Saturday 16 October 2021

October 16, 2021

I'm two paragraphs away from finishing it. 

Started early - my brain works better then.

Think I will have something to hand in tomorrow after all. This feels slightly disappointing - I was hoping for a more exciting result, like the complete disintegration of my outward persona.

After blogging last night I saw a timely autism thread on Twitter.

I'll quote the bits that hit home hardest:

Today was the first day in my life that someone, to my face, told me that I have experienced some sort of trauma. And I've realized that maybe to most people, it probably doesn't look like trauma. It probably looks like encouragement.

These are the phrases I have heard throughout my life (and still as an adult sometimes) which often trigger me: 

You'll be fine! 
You're an expert at this! 
You can do this! 
You deserve it! 
Don't worry about it, it's not a big deal. 
Don't be so negative! 
You're so smart!

When you're told you don't need support or that you're so [good quality here], you "learn" to get by without support when you need it. You learn not to ask for help. You learn to do things on your own....

People talk about how when you do something a few times it gets easier. For me, some things never ever get easier. They never do. It's the same anxiety every time.

"Practice makes perfect." "If you keep doing it you'll get better, it'll be easier." 

Even growing up, I knew this was a lie for certain things in my life... I couldn't explain why but I knew it was a lie. I got told it wasn't over and over again.

Even as an adult I think the people around me will hate me if I fail... It's not a rational feeling. It's a feeling my body learned growing up and continues to learn. 

This might sound silly, but I never knew that failing was an option. Only in college did I start actively trying to be less perfectionist than I was, to intentionally not give 100% when I knew it didn't matter. I could barely do it. I'd try to be proud of myself when I did.  

But even though I'd try to encourage it myself, it's not like anyone else would be proud of me for that. No one congratulates you if you get a B on a paper, or if you turned an assignment in late (which I only did once in high school, and yes I was proud of it).

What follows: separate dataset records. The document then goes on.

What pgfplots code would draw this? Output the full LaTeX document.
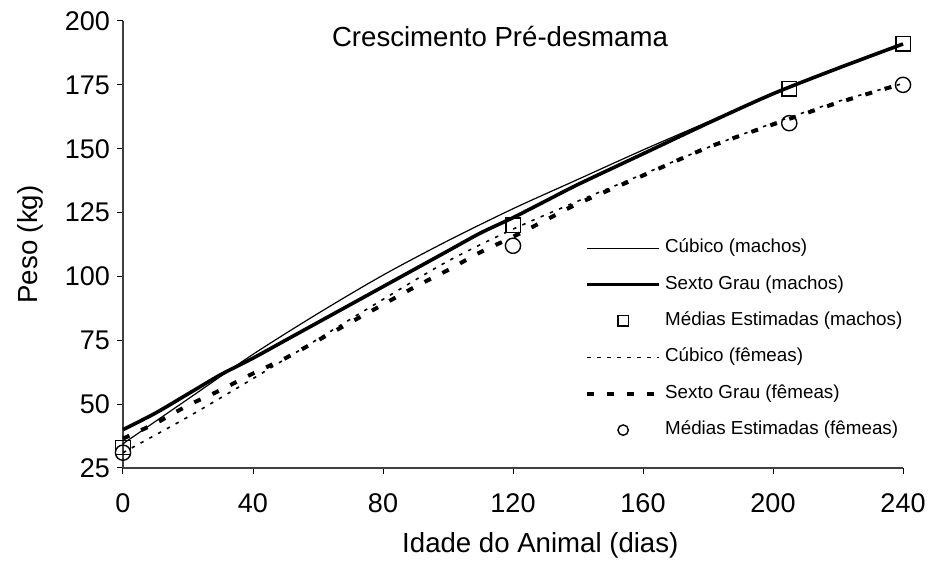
\documentclass[border=0pt]{standalone}
\usepackage{pgfplots}
\pgfplotsset{compat=1.18}
\usepackage{fontspec}
\setmainfont{Liberation Sans}
\begin{document}
\begin{tikzpicture}
\useasboundingbox (0,0) rectangle (468pt,280.5pt);
\begin{axis}[
  at={(61.5pt,46.5pt)}, anchor=south west,
  scale only axis, width=390pt, height=223.5pt,
  xmin=0, xmax=240, ymin=25, ymax=200,
  axis x line*=bottom, axis y line*=left,
  xtick={0,40,...,240}, ytick={25,50,...,200},
  tick align=outside, major tick length=3pt,
  tick style={black, line width=0.5pt},
  axis line style={line width=0.6pt, black!75},
  ticklabel style={font=\fontsize{13.5}{16}\selectfont},
  xticklabel style={yshift=-6.5pt},
  /pgf/number format/assume math mode=true,
  xlabel={Idade do Animal (dias)},
  ylabel={Peso (kg)},
  label style={font=\fontsize{13.8}{16}\selectfont},
  xlabel style={at={(rel axis cs:0.535,-0.190)}, anchor=base},
  ylabel style={at={(rel axis cs:-0.1192,0.5)}, anchor=center},
  clip=false,
  legend style={draw=none, fill=none, at={(rel axis cs:0.592,0.523)}, anchor=north west,
    inner sep=0pt, row sep=4.7pt, font=\fontsize{9.4}{11}\selectfont,
    nodes={inner sep=2pt, text height=7pt, text depth=2.5pt}},
  legend cell align=left,
  legend image code/.code={\draw[mark repeat=2,mark phase=2,#1] plot coordinates {(0pt,0pt) (18pt,0pt) (36pt,0pt)};},
]
\addplot[black, line width=0.6pt, smooth] coordinates {(0,34.5)(20,52)(40,69.5)(60,85.5)(80,100.5)(100,114)(120,126.5)(140,138)(160,149.5)(180,160.5)(200,171.5)(220,181.5)(240,191)};
\addlegendentry{Cúbico (machos)}
\addplot[black, line width=1.8pt, smooth] coordinates {(0,40)(10,46.5)(20,54)(30,61.5)(40,68)(50,75)(60,82)(70,89)(80,96)(90,103)(100,110)(110,117)(120,123)(130,129.5)(140,136)(160,148)(180,160)(200,171.5)(220,181.5)(240,191)};
\addlegendentry{Sexto Grau (machos)}
\addplot[black, /tikz/only marks, mark=square, mark size=3.6pt, mark options={line width=0.7pt},
  legend image post style={mark size=2.6pt}] coordinates {(0,33)(120,120)(205,173.5)(240,191)};
\addlegendentry{Médias Estimadas (machos)}
\addplot[black, line width=0.8pt, dash pattern=on 1.7pt off 3.3pt, smooth] coordinates {(0,31)(20,45)(40,60)(60,75.5)(80,91)(100,106)(120,118.5)(140,129.5)(160,140)(180,150.5)(200,160)(220,168.5)(240,175.5)};
\addlegendentry{Cúbico (fêmeas)}
\addplot[black, line width=2pt, dash pattern=on 3.5pt off 6.5pt, smooth] coordinates {(0,36.5)(10,42.5)(20,49.5)(30,55.5)(40,62)(50,68)(60,75)(70,82)(80,89)(90,96)(100,102.5)(110,109.5)(120,115.5)(130,122)(140,128.5)(160,139.5)(180,150.5)(200,159.5)(220,168)(240,175.5)};
\addlegendentry{Sexto Grau (fêmeas)}
\addplot[black, /tikz/only marks, mark=o, mark size=3.8pt, mark options={line width=0.7pt},
  legend image post style={mark size=2.6pt}] coordinates {(0,31)(120,112)(205,160)(240,175)};
\addlegendentry{Médias Estimadas (fêmeas)}
\node[font=\fontsize{13.8}{16}\selectfont] at (axis cs:116,194) {Crescimento Pré-desmama};
\end{axis}
\end{tikzpicture}
\end{document}
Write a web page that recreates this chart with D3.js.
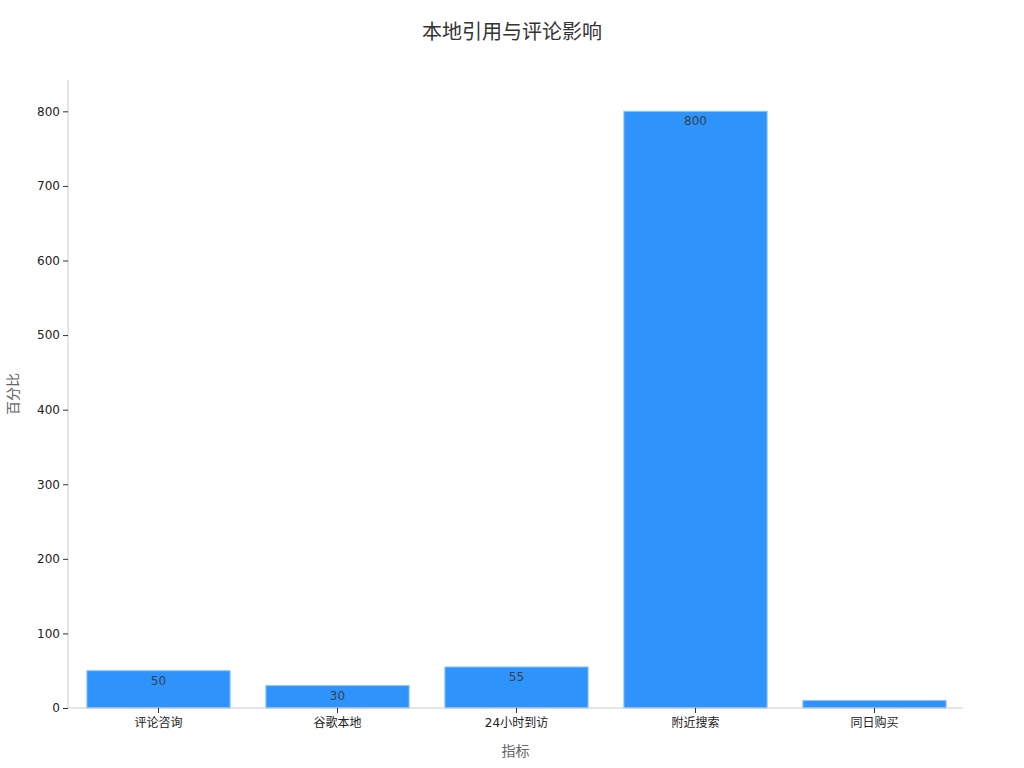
<!DOCTYPE html>
<html>
<head>
<meta charset="utf-8">
<script src="https://cdn.jsdelivr.net/npm/d3@7"></script>
<style>
  body { margin: 0; background: #fff; }
  text { font-family: "DejaVu Sans", "Noto Sans CJK SC", sans-serif; }
</style>
</head>
<body>
<div id="chart"></div>
<script>
var categories = ["评论咨询", "谷歌本地", "24小时到访", "附近搜索", "同日购买"];
var values = [50, 30, 55, 800, 10];
var yTicks = [0, 100, 200, 300, 400, 500, 600, 700, 800];

var margin = { top: 80, right: 61, bottom: 60, left: 68 };
var width = 1024 - margin.left - margin.right,
    height = 768 - margin.top - margin.bottom;

var svg = d3.select("#chart")
    .append("svg")
    .attr("width", 1024)
    .attr("height", 768);

var g = svg.append("g")
    .attr("transform", "translate(" + margin.left + "," + margin.top + ")");

var x = d3.scaleBand()
    .domain(categories)
    .range([1, width + 1])
    .paddingInner(0.2)
    .paddingOuter(0.1);

var y = d3.scaleLinear()
    .domain([0, 842])
    .range([height, 0]);

// bars
var data = categories.map(function (c, i) { return { name: c, value: values[i] }; });

g.selectAll(".bar")
    .data(data)
    .enter()
    .append("rect")
    .attr("class", "bar")
    .attr("x", function (d) { return x(d.name); })
    .attr("y", function (d) { return y(d.value); })
    .attr("width", x.bandwidth())
    .attr("height", function (d) { return height - y(d.value); })
    .attr("fill", "#2e93fa")
    .attr("stroke", "#8cc4fb")
    .attr("stroke-width", 1);

g.selectAll(".bar-label")
    .data(data.filter(function (d) { return height - y(d.value) > 15; }))
    .enter()
    .append("text")
    .attr("class", "bar-label")
    .attr("x", function (d) { return x(d.name) + x.bandwidth() / 2; })
    .attr("y", function (d) { return y(d.value) + 14; })
    .attr("text-anchor", "middle")
    .style("font-size", "12px")
    .style("fill", "#333")
    .style("opacity", 0.85)
    .text(function (d) { return d.value; });

// y axis
var yAxis = g.append("g")
    .call(d3.axisLeft(y).tickValues(yTicks).tickSize(5).tickPadding(3));
yAxis.select(".domain").attr("stroke", "#ccc").attr("d", "M0," + height + "V0");
yAxis.selectAll(".tick line").attr("stroke", "#333");
yAxis.selectAll(".tick text").style("font-size", "12px").style("fill", "#222");

// x axis
var xAxis = g.append("g")
    .attr("transform", "translate(0," + height + ")")
    .call(d3.axisBottom(x).tickSize(5).tickPadding(5));
xAxis.select(".domain").attr("stroke", "#ccc").attr("d", "M0,0H" + width);
xAxis.selectAll(".tick line").attr("stroke", "#333");
xAxis.selectAll(".tick text").style("font-size", "12px").style("fill", "#222");

// titles
svg.append("text")
    .attr("x", 512)
    .attr("y", 39)
    .attr("text-anchor", "middle")
    .style("font-size", "20px")
    .style("fill", "#333")
    .text("本地引用与评论影响");

svg.append("text")
    .attr("x", margin.left + width / 2)
    .attr("y", 756)
    .attr("text-anchor", "middle")
    .style("font-size", "14px")
    .style("fill", "#666")
    .text("指标");

svg.append("text")
    .attr("transform", "translate(18," + (margin.top + height / 2) + ") rotate(-90)")
    .attr("text-anchor", "middle")
    .style("font-size", "14px")
    .style("fill", "#666")
    .text("百分比");
</script>
</body>
</html>
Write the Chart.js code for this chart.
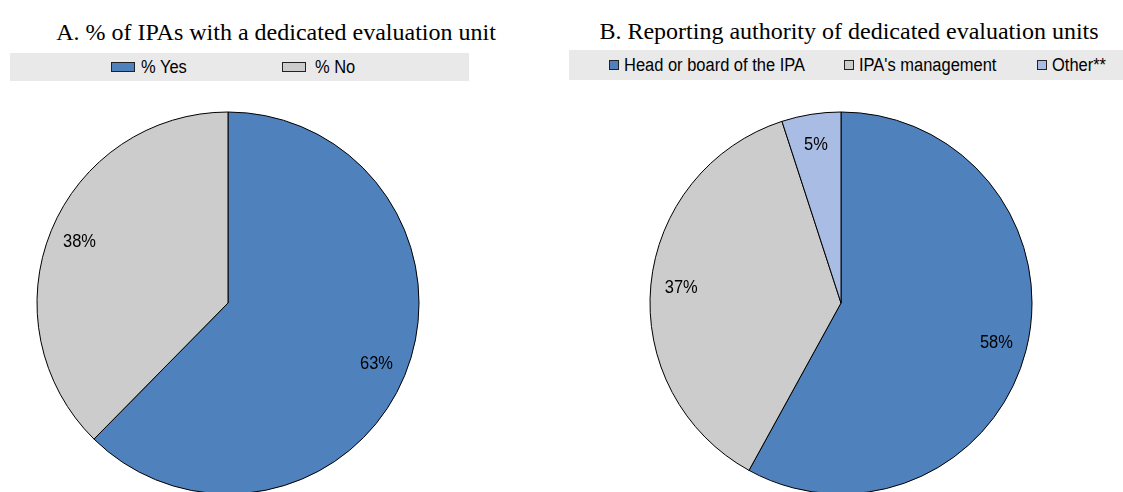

If I fail my dissertation defense, I want a failure party. I want an "it's over" party. I want a "good job surviving that trauma and coming out alive" party. Perfection shouldn't be the meaning of life.  

Being autistic inherently means being unlikeable and abrasive in our current society. That's what it means to be myself. To be brutally honest, too much, annoying. Perfectionism was all I had that people congratulated. So failure wasn't an option. I want it to be an option.

What I didn't hear in my life - 

It's okay to fail! 
We'll be here no matter what happens. 
I'm here if you want me to listen to your concerns. 
It's okay to feel anxious/worried/scared about this. 
It's okay if things don't go well.      

Oof. As someone who veers wildly between giving everything I've got, or just not bothering at all, the encouragements I've received when doing well during those rare periods of application have always felt completely false. Insulting, even. I've never known why. I sort of understand now.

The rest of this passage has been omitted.